Why local sea-level pressure matters
The parameter P0 is not always fixed at 1013.25 hPa. Weather systems can push sea-level pressure significantly above or below standard values. A strong high-pressure pattern can exceed 1030 hPa while deep lows can fall well below 990 hPa in many regions. If your application is local and precision-focused, using current local station pressure reduced to sea level often improves altitude realism. In flight operations, this is the reason altimeter settings are continuously updated.
In other words, two people at the same physical elevation but using different P0 values may calculate different altitudes from the same measured pressure. The formula is correct in both cases, but the reference framework changed.
Error sources and uncertainty budgeting
- Sensor bias: A pressure bias of just 1 hPa can shift altitude by roughly 8 to 9 meters near sea level.
- Temperature profile mismatch: Real atmosphere layers often deviate from standard assumptions.
- Rapid weather change: If reference pressure is stale, altitude estimates drift.
- Dynamic pressure effects: In moving airflows, poorly vented sensors can read pressure offsets.
- Unit mismatch: Incorrect conversion leads to large systematic error.
For professional applications, sensor calibration, vent design, and periodic reference updates are essential. For consumer outdoor tools, hybrid correction using GPS plus barometric smoothing is a common strategy.
Implementation best practices for web calculators and embedded tools
- Convert all input pressures into pascals internally for consistency.
- Check for physically valid values: pressure must be positive.
- Allow negative altitude output for cases where pressure exceeds local sea-level reference.
- Display both meters and feet to support aviation and outdoor audiences.
- Plot a pressure-altitude curve and mark the current point so users can verify trend behavior visually.

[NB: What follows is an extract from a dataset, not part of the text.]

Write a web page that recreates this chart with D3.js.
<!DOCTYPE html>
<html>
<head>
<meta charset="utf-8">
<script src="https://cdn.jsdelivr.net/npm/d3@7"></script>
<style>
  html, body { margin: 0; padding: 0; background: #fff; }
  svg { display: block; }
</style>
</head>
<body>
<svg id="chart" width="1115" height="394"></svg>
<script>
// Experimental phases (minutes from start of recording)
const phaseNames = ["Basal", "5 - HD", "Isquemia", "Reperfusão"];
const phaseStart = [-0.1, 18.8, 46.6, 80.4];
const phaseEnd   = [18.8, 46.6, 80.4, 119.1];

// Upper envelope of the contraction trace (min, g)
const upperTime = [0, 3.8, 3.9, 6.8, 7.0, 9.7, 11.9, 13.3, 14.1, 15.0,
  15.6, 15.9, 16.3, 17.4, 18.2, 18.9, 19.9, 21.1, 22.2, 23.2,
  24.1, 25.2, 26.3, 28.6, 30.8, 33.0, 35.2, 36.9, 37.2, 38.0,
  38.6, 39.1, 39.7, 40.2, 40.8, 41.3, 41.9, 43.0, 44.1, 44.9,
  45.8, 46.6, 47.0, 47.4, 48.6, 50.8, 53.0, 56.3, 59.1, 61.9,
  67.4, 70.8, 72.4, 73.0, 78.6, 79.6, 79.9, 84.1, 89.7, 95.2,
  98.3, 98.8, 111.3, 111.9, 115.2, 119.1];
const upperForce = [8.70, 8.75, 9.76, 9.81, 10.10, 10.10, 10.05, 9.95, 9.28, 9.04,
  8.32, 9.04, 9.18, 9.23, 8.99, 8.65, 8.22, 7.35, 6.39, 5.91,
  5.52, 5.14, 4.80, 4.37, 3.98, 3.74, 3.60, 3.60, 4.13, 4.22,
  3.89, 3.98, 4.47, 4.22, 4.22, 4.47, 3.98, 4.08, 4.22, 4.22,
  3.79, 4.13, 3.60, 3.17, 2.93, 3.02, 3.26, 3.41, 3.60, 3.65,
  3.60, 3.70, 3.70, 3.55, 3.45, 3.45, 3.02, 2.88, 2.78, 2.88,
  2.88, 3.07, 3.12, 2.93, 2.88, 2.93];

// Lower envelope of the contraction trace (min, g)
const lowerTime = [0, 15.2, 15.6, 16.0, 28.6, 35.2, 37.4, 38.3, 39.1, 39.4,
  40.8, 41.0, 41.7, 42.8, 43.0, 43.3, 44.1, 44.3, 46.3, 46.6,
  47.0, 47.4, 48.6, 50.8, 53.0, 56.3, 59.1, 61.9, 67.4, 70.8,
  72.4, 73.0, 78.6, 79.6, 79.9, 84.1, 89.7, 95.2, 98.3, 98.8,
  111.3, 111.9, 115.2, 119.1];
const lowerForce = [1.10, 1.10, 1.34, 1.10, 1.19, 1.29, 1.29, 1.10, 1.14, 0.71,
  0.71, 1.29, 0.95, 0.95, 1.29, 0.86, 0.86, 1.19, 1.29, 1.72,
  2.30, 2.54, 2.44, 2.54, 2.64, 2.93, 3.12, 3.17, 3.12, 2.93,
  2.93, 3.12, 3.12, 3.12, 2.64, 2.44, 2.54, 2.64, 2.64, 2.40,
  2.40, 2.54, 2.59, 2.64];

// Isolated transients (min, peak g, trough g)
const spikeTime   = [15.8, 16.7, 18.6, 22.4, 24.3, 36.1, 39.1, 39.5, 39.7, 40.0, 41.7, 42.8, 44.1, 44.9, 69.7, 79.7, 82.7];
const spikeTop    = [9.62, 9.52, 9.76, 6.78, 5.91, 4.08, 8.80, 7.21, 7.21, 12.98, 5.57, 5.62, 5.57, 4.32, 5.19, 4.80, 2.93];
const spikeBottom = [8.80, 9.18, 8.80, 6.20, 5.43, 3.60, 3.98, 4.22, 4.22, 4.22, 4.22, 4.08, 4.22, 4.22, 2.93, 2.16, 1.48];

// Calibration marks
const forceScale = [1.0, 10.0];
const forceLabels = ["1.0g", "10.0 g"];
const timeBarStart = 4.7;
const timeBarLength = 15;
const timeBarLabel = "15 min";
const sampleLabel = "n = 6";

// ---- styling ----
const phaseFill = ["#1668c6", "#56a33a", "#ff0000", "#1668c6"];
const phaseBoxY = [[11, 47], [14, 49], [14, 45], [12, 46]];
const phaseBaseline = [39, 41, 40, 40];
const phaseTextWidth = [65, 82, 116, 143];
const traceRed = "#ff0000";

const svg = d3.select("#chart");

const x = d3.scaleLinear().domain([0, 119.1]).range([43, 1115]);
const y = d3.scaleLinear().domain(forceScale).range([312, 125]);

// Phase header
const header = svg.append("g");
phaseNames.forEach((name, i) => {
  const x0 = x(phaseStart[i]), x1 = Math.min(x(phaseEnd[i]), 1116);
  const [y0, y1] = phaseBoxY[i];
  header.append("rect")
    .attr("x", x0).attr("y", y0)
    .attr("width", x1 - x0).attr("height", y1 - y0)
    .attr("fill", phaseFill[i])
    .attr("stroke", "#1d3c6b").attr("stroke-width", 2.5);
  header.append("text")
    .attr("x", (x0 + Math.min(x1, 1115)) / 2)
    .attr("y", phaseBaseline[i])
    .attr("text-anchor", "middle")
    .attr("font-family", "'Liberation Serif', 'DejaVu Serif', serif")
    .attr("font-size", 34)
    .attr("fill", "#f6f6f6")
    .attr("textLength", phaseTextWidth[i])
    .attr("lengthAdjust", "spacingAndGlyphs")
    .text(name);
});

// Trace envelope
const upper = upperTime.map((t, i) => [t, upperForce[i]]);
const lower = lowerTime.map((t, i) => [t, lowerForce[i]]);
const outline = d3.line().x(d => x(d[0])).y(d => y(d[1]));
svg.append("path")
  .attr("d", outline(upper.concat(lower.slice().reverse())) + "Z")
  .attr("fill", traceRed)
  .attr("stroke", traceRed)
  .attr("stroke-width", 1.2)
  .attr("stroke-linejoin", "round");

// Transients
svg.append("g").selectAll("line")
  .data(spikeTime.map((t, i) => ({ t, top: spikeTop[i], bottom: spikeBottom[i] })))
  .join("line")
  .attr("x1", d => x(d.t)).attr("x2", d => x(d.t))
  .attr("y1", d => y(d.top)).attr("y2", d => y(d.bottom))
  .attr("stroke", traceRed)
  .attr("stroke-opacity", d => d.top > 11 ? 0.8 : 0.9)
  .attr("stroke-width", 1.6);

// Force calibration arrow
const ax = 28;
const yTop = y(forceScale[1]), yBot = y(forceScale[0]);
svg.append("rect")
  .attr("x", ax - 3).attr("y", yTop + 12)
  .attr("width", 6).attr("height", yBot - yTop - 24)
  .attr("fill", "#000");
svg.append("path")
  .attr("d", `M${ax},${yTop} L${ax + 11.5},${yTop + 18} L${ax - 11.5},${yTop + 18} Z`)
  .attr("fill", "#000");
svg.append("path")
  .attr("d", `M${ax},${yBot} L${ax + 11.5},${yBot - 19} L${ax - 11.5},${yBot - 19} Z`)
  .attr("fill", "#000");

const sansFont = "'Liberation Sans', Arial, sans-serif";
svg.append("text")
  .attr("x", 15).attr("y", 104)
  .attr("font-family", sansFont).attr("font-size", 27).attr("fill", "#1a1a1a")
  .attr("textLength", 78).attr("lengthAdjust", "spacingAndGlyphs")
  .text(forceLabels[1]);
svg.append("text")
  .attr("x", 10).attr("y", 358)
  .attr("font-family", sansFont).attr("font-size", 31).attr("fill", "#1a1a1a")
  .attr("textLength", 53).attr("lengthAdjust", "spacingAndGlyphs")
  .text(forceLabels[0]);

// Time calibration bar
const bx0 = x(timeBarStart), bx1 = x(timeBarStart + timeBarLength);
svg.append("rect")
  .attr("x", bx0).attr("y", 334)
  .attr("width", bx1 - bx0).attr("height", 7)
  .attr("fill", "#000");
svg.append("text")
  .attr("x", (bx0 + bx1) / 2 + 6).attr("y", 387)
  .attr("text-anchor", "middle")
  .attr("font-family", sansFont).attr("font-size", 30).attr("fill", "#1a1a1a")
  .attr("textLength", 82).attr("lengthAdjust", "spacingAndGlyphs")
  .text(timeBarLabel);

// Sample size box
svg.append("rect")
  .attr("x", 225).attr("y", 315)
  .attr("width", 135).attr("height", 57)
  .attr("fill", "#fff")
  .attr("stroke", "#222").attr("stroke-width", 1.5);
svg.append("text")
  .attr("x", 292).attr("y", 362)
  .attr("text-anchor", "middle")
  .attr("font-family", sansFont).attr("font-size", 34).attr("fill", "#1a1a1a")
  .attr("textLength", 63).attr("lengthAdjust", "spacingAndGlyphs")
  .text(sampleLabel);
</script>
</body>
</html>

- Document assumptions clearly, especially the chosen atmospheric model.
Authoritative references for deeper study
For reliable physics background and educational context, these sources are strongly recommended:
- NOAA JetStream: Air Pressure Fundamentals (.gov)
- NASA Glenn: Earth Atmosphere Model Basics (.gov)
- Penn State Meteorology Notes on Pressure Structure (.edu)
Final takeaway
The formula to calculate altitude from air pressure is both elegant and operationally powerful. For most practical work, use the standard atmosphere equation with a reliable sea-level reference pressure, then validate with known checkpoints. If you need a specialized thermal treatment, apply the isothermal logarithmic model with an informed temperature estimate. Whether you are building a web calculator, calibrating an IoT weather station, or studying meteorology, mastering these formulas gives you a robust foundation for pressure-based altitude estimation.